Composting and Rain Gardens: I have given three presentations about the construction, benefits, etc. of composting and rain gardens to motivate students to make a change in their own backyard by improving the environment. I have reached over 60 students!
Change a Light, Change the World: I took the Energy Star Pledge and I changed light bulbs in my house to more energy efficient options.
Green Scheme: I am studying in Grade 12 IB Diploma in overseas family school, Singapore, one of the largest international schools in Singapore with 3,000+ students. I would be greatly encouraged if I am considered for becoming a climate ambassador. I joined the school Earth Club in 2008 and became the leader of the awareness subcommittee in grade 11. This year (2009) I was elected president of the club, one of the largest in the school. I led a successful campaign called the Green Scheme. I developed a plan to persuade fellow students to make small changes to their daily activities, such as not charging mobile phones overnight, using double sided printing or switching to public transport. The campaign was launched through a speech I gave in the school assembly and we followed it up through posters and charts stuck all around the high school. Students had to sign up at the booths that we set up and commit to making at least two changes in their daily lives from a list of ten changes that we short-listed for this campaign based on their relevance to students as daily life.
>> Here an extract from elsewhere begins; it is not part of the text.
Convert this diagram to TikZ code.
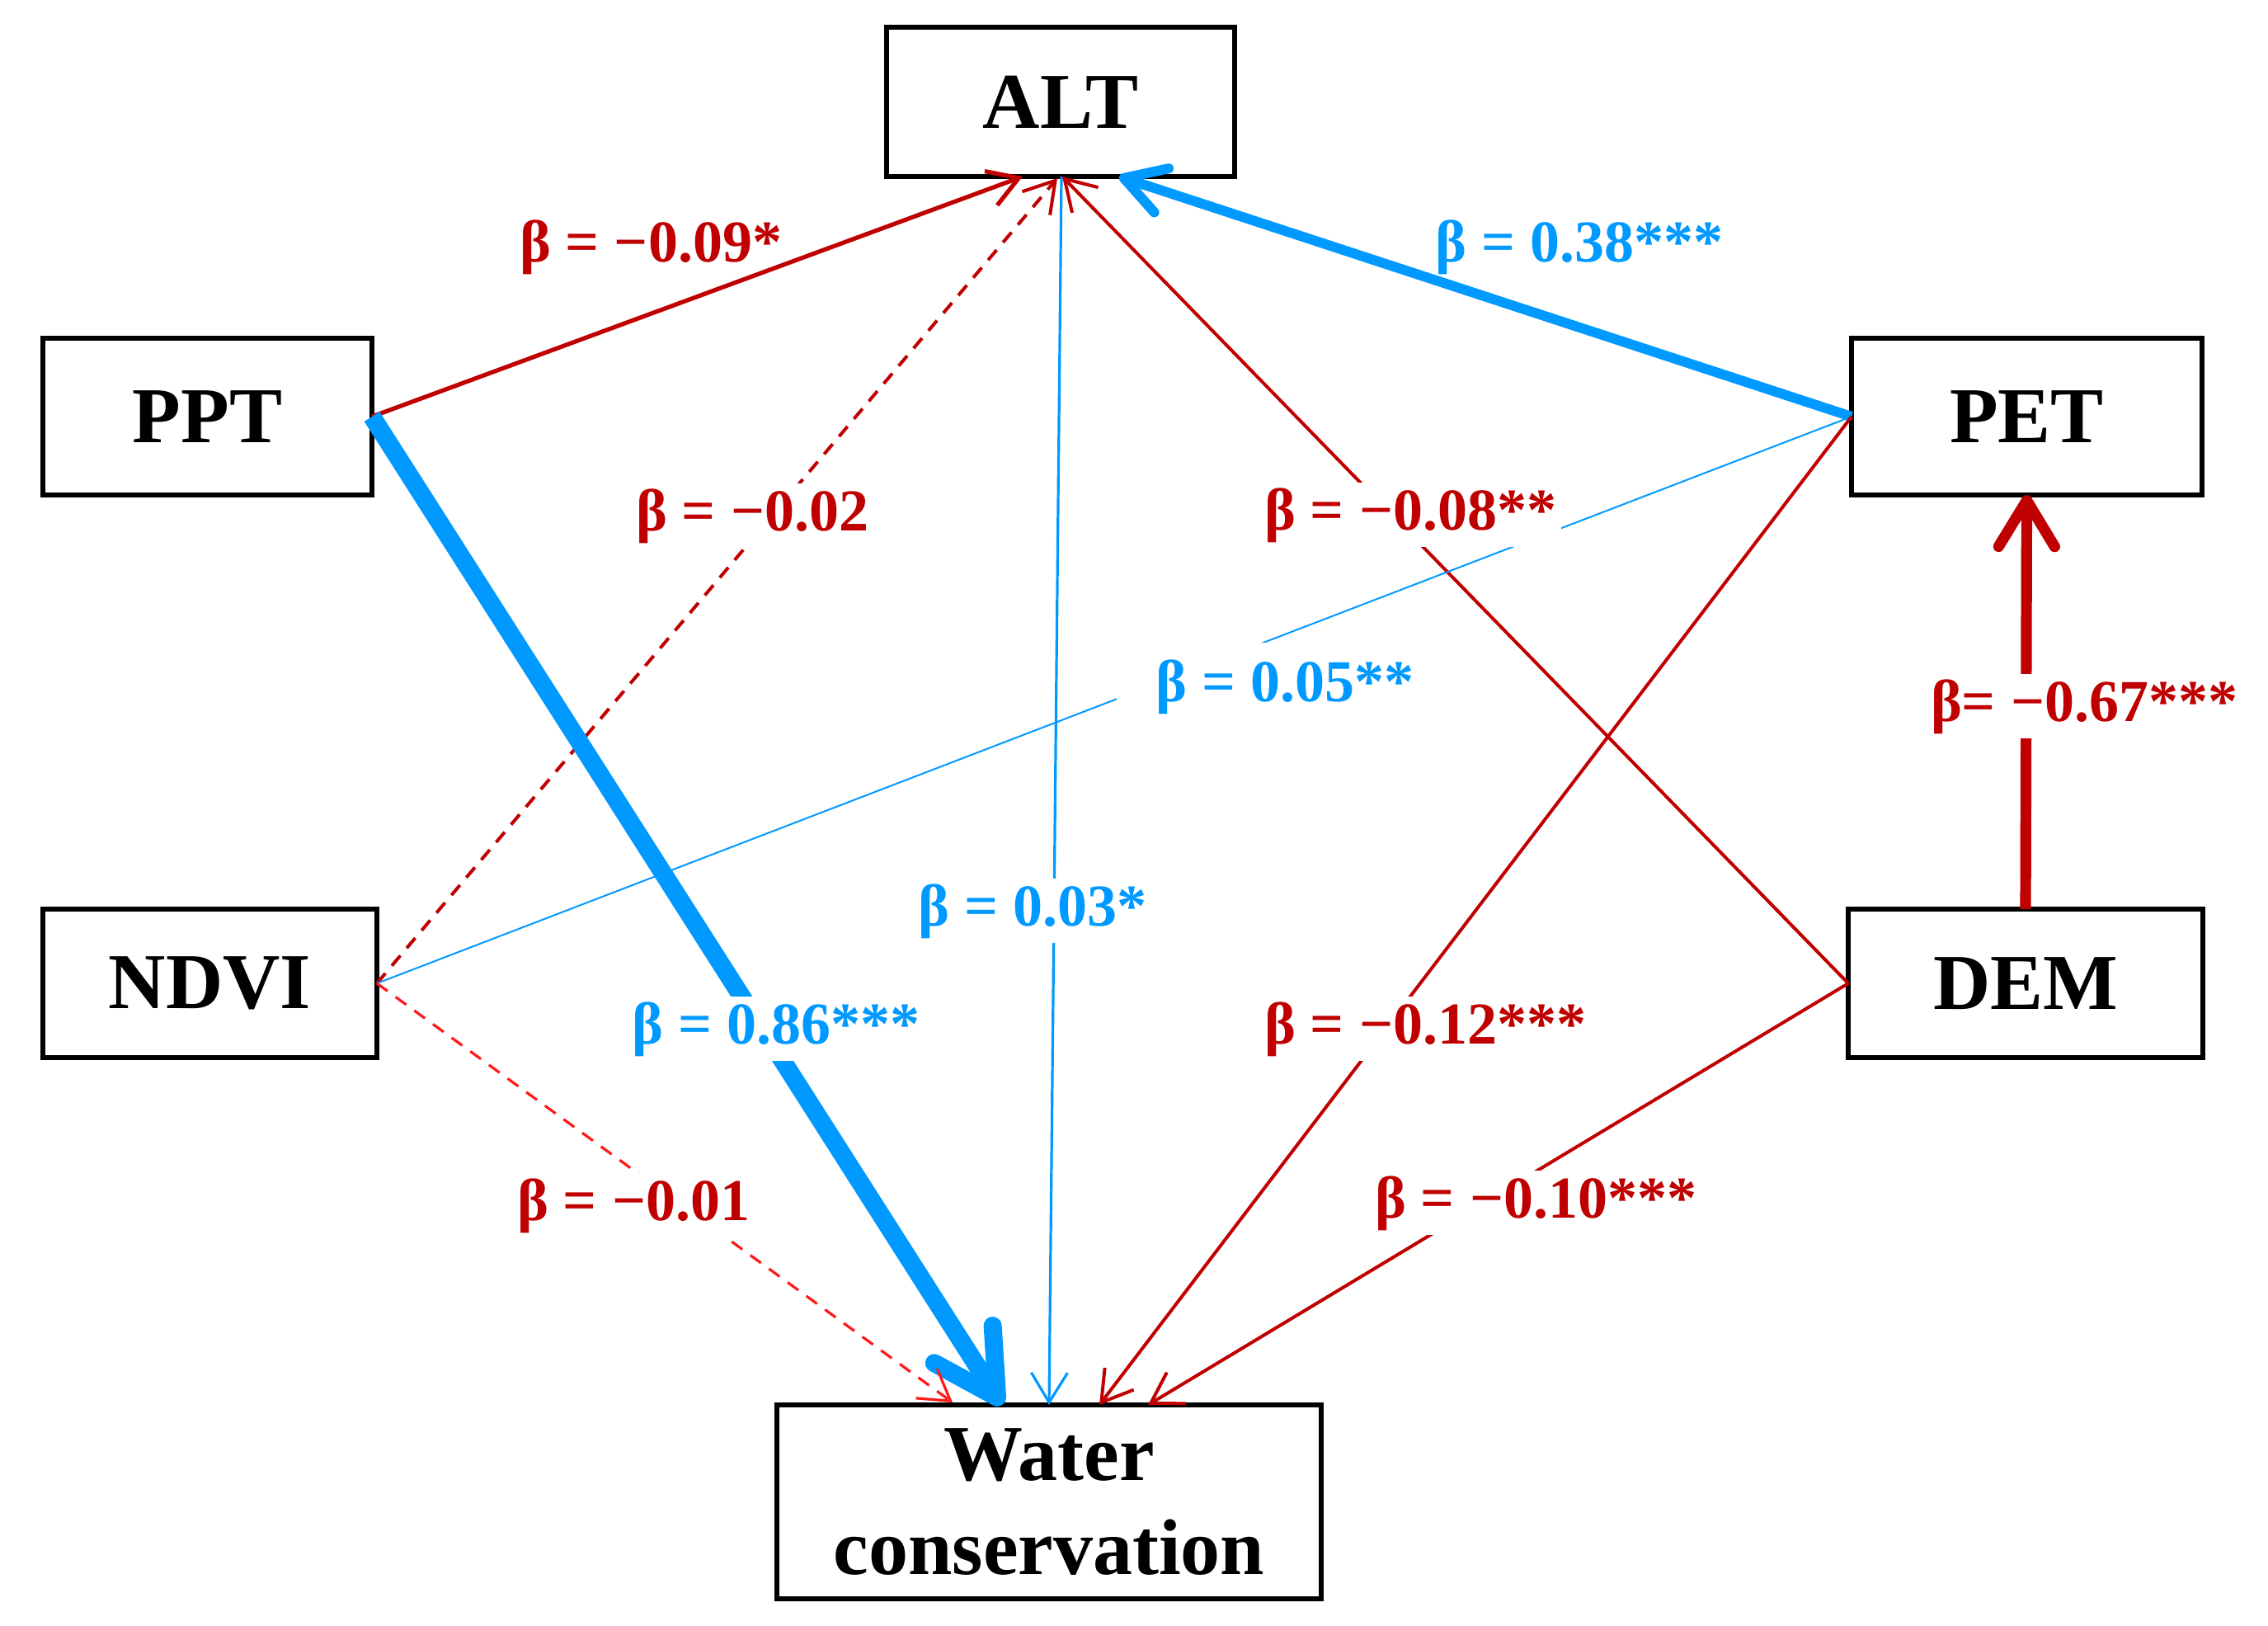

Scores were attached to each change, depending upon the impact. Students could see the school’s average points, with weekly improvements. Students were enthused to see their small changes collectively make big score. Over 220 students and teachers volunteered to make the change. We collectively saved 38,300 kg of CO2* in the first two weeks and could potentially save 821,304 kg of CO2* for the whole year. This campaign inspired people to become active crew members of Spaceship Earth, rather than passengers.
*This was obtained by calculating the individual carbon footprint reductions based on the activities each one signed up for.